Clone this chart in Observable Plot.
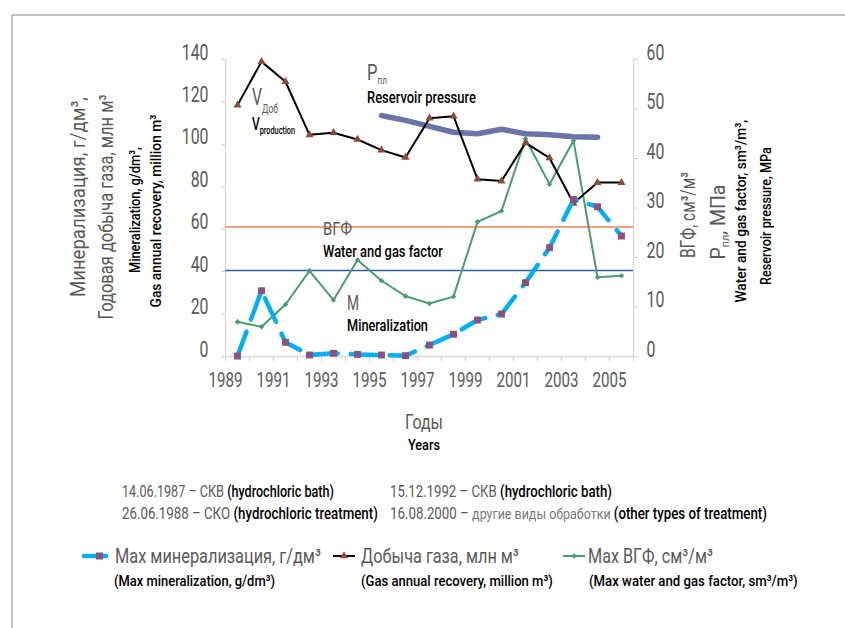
<!DOCTYPE html>
<html><head><meta charset="utf-8">
<script src="https://cdn.jsdelivr.net/npm/d3@7"></script>
<script src="https://cdn.jsdelivr.net/npm/@observablehq/plot@0.6"></script>
<style>html,body{margin:0;padding:0;background:#fff;overflow:hidden}svg{display:block}</style>
</head><body><div id="chart"></div>
<script>
// ---- data ----
const years = [1989,1990,1991,1992,1993,1994,1995,1996,1997,1998,1999,2000,2001,2002,2003,2004,2005];
const gasRecovery = [118.5,139,129.5,104.5,105.5,102.3,97.3,93.8,112.3,113.3,83.6,82.7,100.7,93.6,72.2,82,82];
const mineralization = [0.2,31,6.7,0.7,1.5,1,0.7,0.4,5.4,10.5,17.2,20,34.8,51.3,74,70.6,56.8];
const waterGasFactor = [7.0,6.0,10.5,17.3,11.4,19.5,15.3,12.2,10.7,12.1,27.2,29.4,44.0,34.8,43.6,16.0,16.3];
const pressureYears = [1995,1996,1997,1998,1999,2000,2001,2002,2003,2004];
const reservoirPressure = [48.7,47.7,46.5,45.3,45.0,45.9,45.0,44.8,44.4,44.3];
const orangeLevel = 61;   // left-axis units
const blueLevel = 40.5;   // left-axis units
const leftTicks = [0,20,40,60,80,100,120,140];
const rightTicks = [0,10,20,30,40,50,60];
const xTickLabels = [1989,1991,1993,1995,1997,1999,2001,2003,2005];

const K = 140/60; // right axis -> left axis units
const FONT = "Roboto, 'Noto Sans', sans-serif";
const GREY = "#595959";

const rows = years.map((yr,i)=>({year:yr, gas:gasRecovery[i], min:mineralization[i], wgf:waterGasFactor[i]*K}));
const pres = pressureYears.map((yr,i)=>({year:yr, p:reservoirPressure[i]*K}));
const boundaries = d3.range(0, years.length+1).map(i => years[0]-0.5+i);

const chart = Plot.plot({
  width: 845, height: 628,
  marginLeft: 225, marginRight: 212, marginTop: 59, marginBottom: 272,
  style: {fontFamily: FONT, background: "#fff"},
  x: {domain: [years[0]-0.5, years[years.length-1]+0.5]},
  y: {domain: [0, 140]},
  marks: [
    Plot.ruleX([boundaries[0], boundaries[boundaries.length-1]], {stroke:"#d9d9d9", strokeWidth:1.3}),
    Plot.ruleY([0], {stroke:"#d9d9d9", strokeWidth:1.6}),
    Plot.axisX(boundaries, {tickSize:5, tickFormat:()=>"", stroke:"#d0d0d0", label:null}),
    Plot.axisX(xTickLabels.map(v=>v-0.5), {tickSize:0, tickPadding:30, tickFormat:d=>String(Math.round(d+0.5)), fontSize:21, fill:GREY, label:null}),
    Plot.axisY(leftTicks, {anchor:"left", tickSize:4, tickPadding:13, fontSize:22, fill:GREY, stroke:"#d0d0d0", label:null}),
    Plot.axisY(rightTicks.map(v=>v*K), {anchor:"right", tickSize:4, tickPadding:9, tickFormat:d=>String(Math.round(d/K)), fontSize:22, fill:GREY, stroke:"#d0d0d0", label:null}),
    Plot.line(pres, {x:"year", y:"p", stroke:"#6b74a8", strokeWidth:5.5, strokeLinecap:"round", strokeLinejoin:"round"}),
    Plot.ruleY([orangeLevel], {stroke:"#f08050", strokeWidth:1.5}),
    Plot.ruleY([blueLevel], {stroke:"#2f5ea8", strokeWidth:1.5}),
    Plot.line(rows, {x:"year", y:"wgf", stroke:"#4a9d6f", strokeWidth:2}),
    Plot.dot(rows, {x:"year", y:"wgf", symbol:"diamond2", r:2.5, fill:"#4a9d6f", stroke:"none"}),
    Plot.line(rows, {x:"year", y:"gas", stroke:"#000", strokeWidth:2}),
    Plot.dot(rows, {x:"year", y:"gas", symbol:"triangle", r:3, fill:"#8c4a36", stroke:"none"}),
    Plot.line(rows, {x:"year", y:"min", stroke:"#00b0f0", strokeWidth:4.5, strokeDasharray:"26,13", strokeLinecap:"round"}),
    Plot.dot(rows, {x:"year", y:"min", symbol:"square", r:3.9, fill:"#8b5180", stroke:"none"})
  ]
});
document.getElementById("chart").appendChild(chart);

// condense tick labels (narrow font look)
chart.querySelectorAll('g[aria-label$="tick label"] text').forEach(t => {
  const x = +t.getAttribute("x") || 0, y = +t.getAttribute("y") || 0;
  t.removeAttribute("x"); t.removeAttribute("y");
  const tr = t.getAttribute("transform") || "";
  t.setAttribute("transform", `${tr} translate(${x},${y}) scale(0.72,1)`);
});

const svg = d3.select(chart);
const g = svg.append("g").attr("text-anchor", "start");

// condensed multi-part text: each part is its own <text>, laid end to end, group squeezed to target length
function txt({x, y, rot=0, anchor="start", len, parts}) {
  const grp = g.append("g");
  const els = parts.map(p => grp.append("text")
    .attr("text-anchor", "start")
    .attr("font-family", FONT).attr("fill", p[1]).attr("font-size", p[2])
    .attr("font-weight", p[3] || 400).attr("y", p[4] || 0).text(p[0]));
  let cum = 0;
  els.forEach(e => { e.attr("x", cum); cum += e.node().getComputedTextLength(); });
  const s = len ? len / cum : 1;
  const shift = anchor === "middle" ? -cum/2 : anchor === "end" ? -cum : 0;
  grp.attr("transform", `translate(${x},${y}) rotate(${rot}) scale(${s},1) translate(${shift},0)`);
}

// border
g.append("path").attr("d", "M12,628V15H845").attr("fill","none").attr("stroke","#808080").attr("stroke-width",1);

// left axis titles
txt({x:85, y:197, rot:-90, anchor:"middle", len:200, parts:[["Минерализация, г/дм³,", GREY, 20]]});
txt({x:113, y:207, rot:-90, anchor:"middle", len:225, parts:[["Годовая добыча газа, млн м³", GREY, 20]]});
txt({x:140, y:210, rot:-90, anchor:"middle", len:126, parts:[["Mineralization, g/dm³,", "#000", 15, 500]]});
txt({x:161, y:211, rot:-90, anchor:"middle", len:193, parts:[["Gas annual recovery, million m³", "#000", 15, 500]]});
// right axis titles
txt({x:695, y:215, rot:-90, anchor:"middle", len:86, parts:[["ВГФ, см³/м³", GREY, 20]]});
txt({x:725, y:222, rot:-90, anchor:"middle", len:75, parts:[["Р", GREY, 20], ["пл", GREY, 11, 400, 4], [", МПа", GREY, 20]]});
txt({x:746, y:211, rot:-90, anchor:"middle", len:183, parts:[["Water and gas factor, sm³/m³,", "#000", 15, 500]]});
txt({x:771, y:216, rot:-90, anchor:"middle", len:138, parts:[["Reservoir pressure, MPa", "#000", 15, 500]]});

// in-plot annotations
txt({x:252, y:105, len:26, parts:[["V", GREY, 24], ["Доб", GREY, 13, 400, 8]]});
txt({x:252, y:130, len:43, parts:[["V", "#000", 18, 500], ["production", "#000", 11, 500, 4]]});
txt({x:367, y:80, len:20, parts:[["Р", GREY, 22], ["пл", GREY, 11, 400, 4]]});
txt({x:367, y:103, len:109, parts:[["Reservoir pressure", "#000", 16, 500]]});
txt({x:323, y:235, len:29, parts:[["ВГФ", GREY, 19]]});
txt({x:323, y:257, len:120, parts:[["Water and gas factor", "#000", 16, 500]]});
txt({x:347, y:310, len:12, parts:[["М", GREY, 21]]});
txt({x:347, y:331, len:81, parts:[["Mineralization", "#000", 16, 500]]});

// x title
txt({x:424, y:429, anchor:"middle", len:38, parts:[["Годы", GREY, 20]]});
txt({x:424, y:450, anchor:"middle", len:32, parts:[["Years", "#000", 15, 500]]});

// notes
txt({x:122, y:497, len:212, parts:[["14.06.1987 – СКВ ", GREY, 16], ["(hydrochloric bath)", "#000", 16, 500]]});
txt({x:390, y:497, len:222, parts:[["15.12.1992 – СКВ ", GREY, 16], ["(hydrochloric bath)", "#000", 16, 500]]});
txt({x:122, y:519, len:256, parts:[["26.06.1988 – СКО ", GREY, 16], ["(hydrochloric treatment)", "#000", 16, 500]]});
txt({x:390, y:519, len:377, parts:[["16.08.2000 – ", GREY, 16], ["другие виды обработки ", "#777", 15], ["(other types of treatment)", "#000", 16, 500]]});

// legend
const ly = 556;
g.append("line").attr("x1",84).attr("x2",106).attr("y1",ly).attr("y2",ly).attr("stroke","#00b0f0").attr("stroke-width",4.5).attr("stroke-linecap","round");
g.append("rect").attr("x",96).attr("y",ly-3.5).attr("width",7).attr("height",7).attr("fill","#8b5180");
g.append("line").attr("x1",333).attr("x2",355).attr("y1",ly).attr("y2",ly).attr("stroke","#000").attr("stroke-width",2);
g.append("path").attr("d", d3.symbol(d3.symbolTriangle, 28)()).attr("transform",`translate(344,${ly})`).attr("fill","#8c4a36");
g.append("line").attr("x1",563).attr("x2",585).attr("y1",ly).attr("y2",ly).attr("stroke","#4a9d6f").attr("stroke-width",2);
g.append("path").attr("d", d3.symbol(d3.symbolDiamond2, 20)()).attr("transform",`translate(574,${ly})`).attr("fill","#4a9d6f");

txt({x:115, y:563, len:206, parts:[["Max минерализация, г/дм³", GREY, 20]]});
txt({x:361, y:563, len:158, parts:[["Добыча газа, млн м³", GREY, 20]]});
txt({x:588, y:563, len:125, parts:[["Max ВГФ, см³/м³", GREY, 20]]});
txt({x:114, y:586, len:161, parts:[["(Max mineralization, g/dm³)", "#000", 15, 500]]});
txt({x:361, y:586, len:192, parts:[["(Gas annual recovery, million m³)", "#000", 15, 500]]});
txt({x:589, y:586, len:209, parts:[["(Max water and gas factor, sm³/m³)", "#000", 15, 500]]});
</script>
</body></html>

━━━━━━━━━━

## WHAT IS REQUIRED:
Make an exact copy of the lines from the top of the material through the line with "const boundaries = d3.range(0, years.length+1).map(i", pictures excluded.

## IN RESPONSE:
Clone this chart in Observable Plot.
<!DOCTYPE html>
<html><head><meta charset="utf-8">
<script src="https://cdn.jsdelivr.net/npm/d3@7"></script>
<script src="https://cdn.jsdelivr.net/npm/@observablehq/plot@0.6"></script>
<style>html,body{margin:0;padding:0;background:#fff;overflow:hidden}svg{display:block}</style>
</head><body><div id="chart"></div>
<script>
// ---- data ----
const years = [1989,1990,1991,1992,1993,1994,1995,1996,1997,1998,1999,2000,2001,2002,2003,2004,2005];
const gasRecovery = [118.5,139,129.5,104.5,105.5,102.3,97.3,93.8,112.3,113.3,83.6,82.7,100.7,93.6,72.2,82,82];
const mineralization = [0.2,31,6.7,0.7,1.5,1,0.7,0.4,5.4,10.5,17.2,20,34.8,51.3,74,70.6,56.8];
const waterGasFactor = [7.0,6.0,10.5,17.3,11.4,19.5,15.3,12.2,10.7,12.1,27.2,29.4,44.0,34.8,43.6,16.0,16.3];
const pressureYears = [1995,1996,1997,1998,1999,2000,2001,2002,2003,2004];
const reservoirPressure = [48.7,47.7,46.5,45.3,45.0,45.9,45.0,44.8,44.4,44.3];
const orangeLevel = 61;   // left-axis units
const blueLevel = 40.5;   // left-axis units
const leftTicks = [0,20,40,60,80,100,120,140];
const rightTicks = [0,10,20,30,40,50,60];
const xTickLabels = [1989,1991,1993,1995,1997,1999,2001,2003,2005];

const K = 140/60; // right axis -> left axis units
const FONT = "Roboto, 'Noto Sans', sans-serif";
const GREY = "#595959";

const rows = years.map((yr,i)=>({year:yr, gas:gasRecovery[i], min:mineralization[i], wgf:waterGasFactor[i]*K}));
const pres = pressureYears.map((yr,i)=>({year:yr, p:reservoirPressure[i]*K}));
const boundaries = d3.range(0, years.length+1).map(i => years[0]-0.5+i);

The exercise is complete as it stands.